Helping A Little Helps A Lot

November 23, 1994|By Consella A. Lee | Consella A. Lee,Sun Staff Writer

One by one, the students at Arthur Slade Regional Catholic School watched as their coins cascaded from white envelopes into four plastic jugs on a table on the first floor.

"It shows them if everybody gives a little bit, you get a lot," said Suzanne Whitmore, director of development at the school.

Each of the youngsters in kindergarten through eighth grade brought in at least 40 cents for Our Daily Bread, a soup kitchen in downtown Baltimore. The donations were the students' way of honoring Baltimore Archbishop William H. Keeler, who was one of 30 prelates worldwide selected to be a cardinal by Pope John Paul II last month.

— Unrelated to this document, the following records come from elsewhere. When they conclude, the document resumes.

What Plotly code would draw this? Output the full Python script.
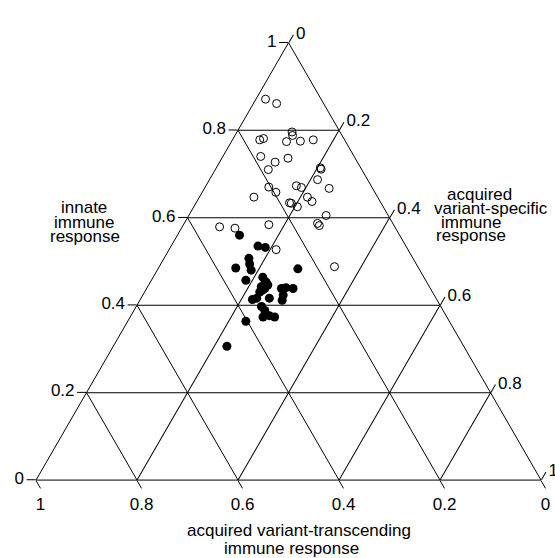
import plotly.graph_objects as go

# open circles: innate (a), variant-transcending (b), variant-specific (c)
open_innate = [0.871, 0.861, 0.796, 0.788, 0.778, 0.781, 0.774, 0.775, 0.778, 0.740,
               0.727, 0.736, 0.710, 0.714, 0.711, 0.687, 0.670, 0.658, 0.673, 0.669,
               0.667, 0.647, 0.647, 0.637, 0.634, 0.633, 0.625, 0.605, 0.587, 0.582,
               0.579, 0.576, 0.584, 0.527, 0.488]
open_transcending = [0.110, 0.093, 0.095, 0.098, 0.168, 0.159, 0.117, 0.089, 0.062, 0.185,
                     0.163, 0.133, 0.185, 0.080, 0.080, 0.099, 0.204, 0.196, 0.148, 0.140,
                     0.086, 0.245, 0.139, 0.135, 0.181, 0.178, 0.170, 0.123, 0.149, 0.148,
                     0.347, 0.318, 0.247, 0.261, 0.165]
open_specific = [0.019, 0.046, 0.109, 0.114, 0.054, 0.060, 0.109, 0.136, 0.160, 0.075,
                 0.110, 0.131, 0.105, 0.206, 0.209, 0.214, 0.126, 0.146, 0.179, 0.191,
                 0.247, 0.108, 0.214, 0.228, 0.185, 0.189, 0.205, 0.272, 0.264, 0.270,
                 0.074, 0.106, 0.169, 0.212, 0.347]

# filled circles
fill_innate = [0.560, 0.535, 0.532, 0.507, 0.494, 0.485, 0.480, 0.483, 0.457, 0.464,
               0.453, 0.442, 0.438, 0.446, 0.430, 0.438, 0.440, 0.438, 0.423, 0.413,
               0.416, 0.411, 0.397, 0.388, 0.373, 0.376, 0.373, 0.363, 0.306, 0.450,
               0.434, 0.416]
fill_transcending = [0.317, 0.293, 0.280, 0.325, 0.330, 0.362, 0.334, 0.240, 0.356, 0.319,
                     0.318, 0.333, 0.328, 0.318, 0.342, 0.295, 0.285, 0.272, 0.299, 0.365,
                     0.355, 0.307, 0.355, 0.353, 0.364, 0.350, 0.341, 0.403, 0.469, 0.322,
                     0.335, 0.330]
fill_specific = [0.123, 0.172, 0.188, 0.168, 0.176, 0.153, 0.186, 0.277, 0.187, 0.217,
                 0.229, 0.225, 0.234, 0.236, 0.228, 0.267, 0.275, 0.290, 0.278, 0.222,
                 0.229, 0.282, 0.248, 0.259, 0.263, 0.274, 0.286, 0.234, 0.225, 0.228,
                 0.231, 0.254]

tick_vals = [0, 0.2, 0.4, 0.6, 0.8, 1]
tick_text = ["0", "0.2", "0.4", "0.6", "0.8", "1"]

# axis titles, one entry per text line
innate_title = ["innate", "immune", "response"]
specific_title = ["acquired", "variant-specific", "immune", "response"]
transcending_title = ["acquired variant-transcending", "immune response"]

FONT = "Liberation Sans, Arial, sans-serif"
TXT = dict(family=FONT, size=17, color="black")

fig = go.Figure()
fig.add_trace(go.Scatterternary(
    a=open_innate, b=open_transcending, c=open_specific, mode="markers",
    marker=dict(symbol="circle-open", size=8, color="black", line=dict(width=1)),
    showlegend=False, hoverinfo="skip"))
fig.add_trace(go.Scatterternary(
    a=fill_innate, b=fill_transcending, c=fill_specific, mode="markers",
    marker=dict(symbol="circle", size=9, color="black"),
    showlegend=False, hoverinfo="skip"))

axis_common = dict(
    tickmode="array", tickvals=tick_vals, ticktext=tick_text,
    ticks="outside", ticklen=9, tickcolor="black", tickwidth=1,
    showgrid=True, gridcolor="black", gridwidth=1,
    showline=True, linecolor="black", linewidth=1,
    tickfont=dict(family=FONT, size=17, color="black"),
    title=dict(text=""), min=0,
)

annotations = []
for txt, xc, yc in zip(innate_title, [84, 84, 85], [207.5, 222.0, 236.5]):
    annotations.append(dict(text=txt, x=xc / 555, y=1 - yc / 558))
for txt, xc, yc in zip(specific_title, [479, 491, 471, 471], [194.5, 208.5, 222.0, 235.5]):
    annotations.append(dict(text=txt, x=xc / 555, y=1 - yc / 558))
for txt, xc, yc in zip(transcending_title, [299, 291], [530.0, 548.5]):
    annotations.append(dict(text=txt, x=xc / 555, y=1 - yc / 558))
for an in annotations:
    an.update(xref="paper", yref="paper", showarrow=False, font=TXT,
              xanchor="center", yanchor="middle")

fig.update_layout(
    width=555, height=558,
    margin=dict(l=0, r=0, t=0, b=0),
    paper_bgcolor="white",
    font=dict(family=FONT, color="black"),
    ternary=dict(
        sum=1,
        bgcolor="white",
        domain=dict(x=[0.0649, 0.9748], y=[0.135, 0.928]),
        aaxis=axis_common,
        baxis=axis_common,
        caxis=axis_common,
    ),
    annotations=annotations,
)

fig.write_html("out.html")
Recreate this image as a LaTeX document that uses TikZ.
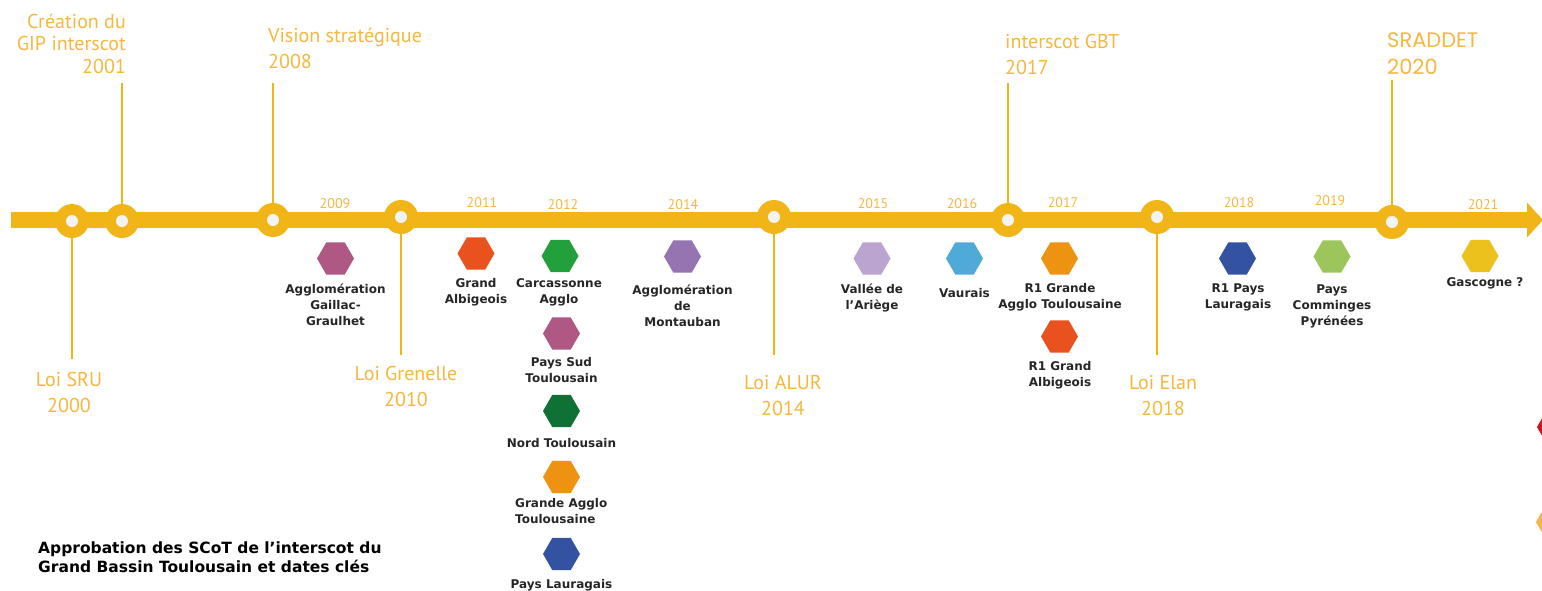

The archbishop, only the third cardinal chosen from the Archdiocese of Baltimore, left yesterday for Rome. He will become a cardinal Saturday. Although he was unaware of the activity, the school will let Archbishop Keeler know that the students raised $440 and donated it in his name, said Janice McIntosh, principal of the 864-student school on Dorsey Road in Glen Burnie.

"When he comes back from Rome the card will be there for him," said Ms. McIntosh. "I'm sure he will be deeply touched by the generosity of the children and the staff here."

To celebrate the school's 40th anniversary and the ceremony in Rome, the students were allowed to leave their plaid uniforms at home for the day and wear party hats, blue jeans, T-shirts, sneakers and sweats.

Just before coming down from their second-floor classroom to drop off their donation, Susan Tschechtelin's language arts class of second- and third-graders spread out on the floor in front of her and listened as she discussed what they were about to do and why.

Mrs. Tschechtelin reminded her class about the spirit of holiday giving and asked them what they thought Our Daily Bread could do with the money if every student gave 40 cents.

One student said they could buy turkeys. One girl said they could buy 34 million gallons of stuffing. Other children embellished the holiday feast with suggestions of mashed potatoes and gravy, corn and peas.

The children and their teacher sang a song about sharing and giving before lining up to head downstairs and join the more than 30 other classes filing past the jugs.

"We always really make an effort to make sure our students are aware of people in our community who are less fortunate," said Ms. McIntosh.